A notice will be issued only if the following conditions are met for the relevant assessment year:
- The taxpayer has filed the returns u/s 139
- The taxpayer has not filed the IRT after having received a notice u/s 142 or 148(1)
- The taxpayer must have provided complete and accurate information necessary for completing the assessment for the particular year.
Understanding the income tax notice time limit under Section 148A of the Income Tax Act can help taxpayers respond appropriately to the obligation. This can help avoid any penalty under Section 148 of the Income Tax Act.
Budget 2025 - Updated Restrictions
The Finance Bill 2025 has made the following amendments.
- Taxpayers who receive a show-cause notice under Section 148A cannot file an updated return if more than 36 months have passed since the end of the relevant assessment year.
- However, if it's later determined that issuing the Section 148 notice was unjustified, filing an updated return becomes permissible within 48 months from the end of that assessment year.
These amendments take effect on April 1, 2025.
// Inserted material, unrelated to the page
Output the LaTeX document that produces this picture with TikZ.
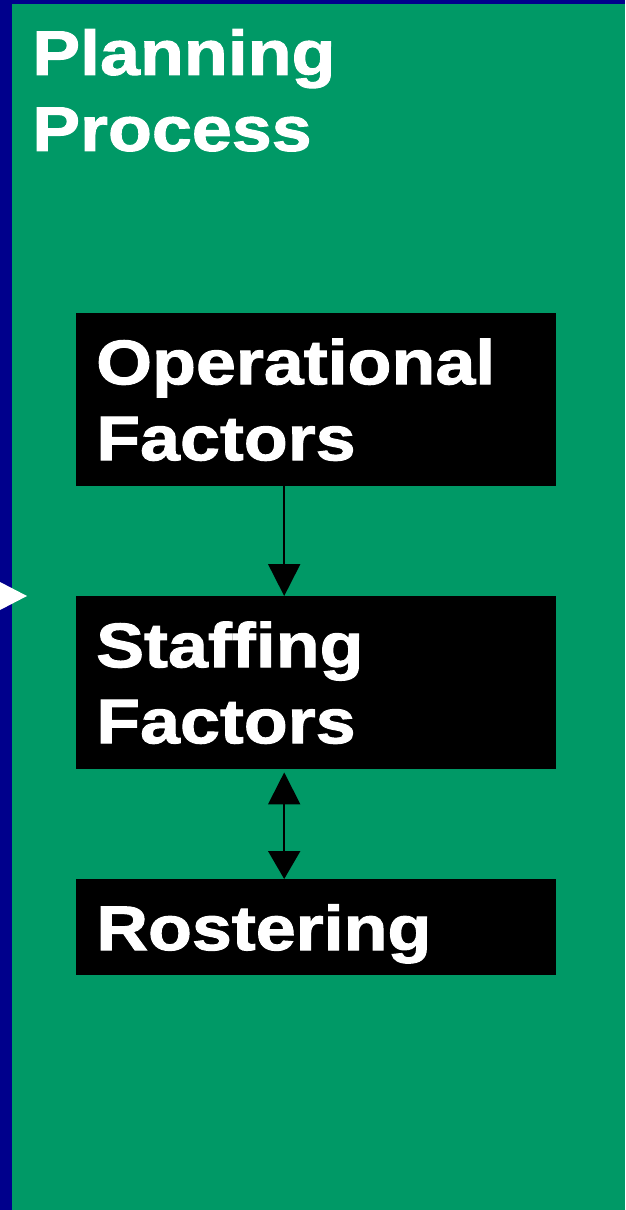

Responding to Notice Under Section 148
Here is the process to respond to notice u/s 148 of the ITA:
- Check the notice for ‘reasons to believe’ that are provided by the Assessing Officer for issuance of the notice u/s 148. If the reasons have not been outlined, then you can ask the authority to provide a copy of the reasons.
- A response to the notice has to be provided within 30 days. The response can be provided either by filing a return or by submitting a written response to the Assessing Officer, accompanied by relevant evidence and information.
- If the ‘reason to believe’ is accurate, file ITR at the earliest. If the return has already been filed, share a copy of the ITR with the Assessing Officer.
- When filing ITR by responding to Section 148, ensure proper due diligence and declare income and expenses. Failing to report income can lead to unnecessary penalties.
- If the notice is invalid, then it can be challenged before the assessing authorities or higher authorities.
- If you win your case, the court will halt the assessment proceeding. Otherwise, the assessment proceeding continues.
What Happens if You Miss Responding to Section 148?
If you fail to respond to a Section 148 notice, the Assessing Officer may proceed with reassessment based on the available information. These officers estimate your income and assess it to the best of their judgment. This process is known as best judgment assessment under Section 144. If you feel the judgment is inappropriate, you can file an appeal with either the Income Tax Appellate Tribunal or the Commissioner of Income Tax (Appeals).
Who can Issue a Notice Under Section 148?
An Assessing Officer (AO), senior to an Assistant Commissioner or a Deputy Commissioner, can issue a notice under Section 148. Officers below this rank aren’t eligible to issue assessment order notices.
Moreover, the Assessing Officer needs the permission of higher authorities if the case in point involves income escaping assessment for significant sums or a period beyond three years.
Example: Suppose Mr. A hasn’t reported on specific income, but three years have elapsed since the end of the relevant assessment year. Now, to issue a notice, the AO will require approval from either of the following:
- Chief Commissioner
- Principal Commissioner
- Principal Chief Commissioner
Additionally, the AO must possess concrete evidence or reasons to suspect that the income has not been assessed. The notice is issued after the relevant higher authority approves the documented evidence.
Conclusion
Section 148 of the ITA is designed to uphold fairness and compliance in the taxation system by reopening cases where income has escaped assessment. To avoid penalties under Section 148 of the Income Tax Act, taxpayers must exercise vigilance by maintaining accurate records and fulfilling their tax obligations.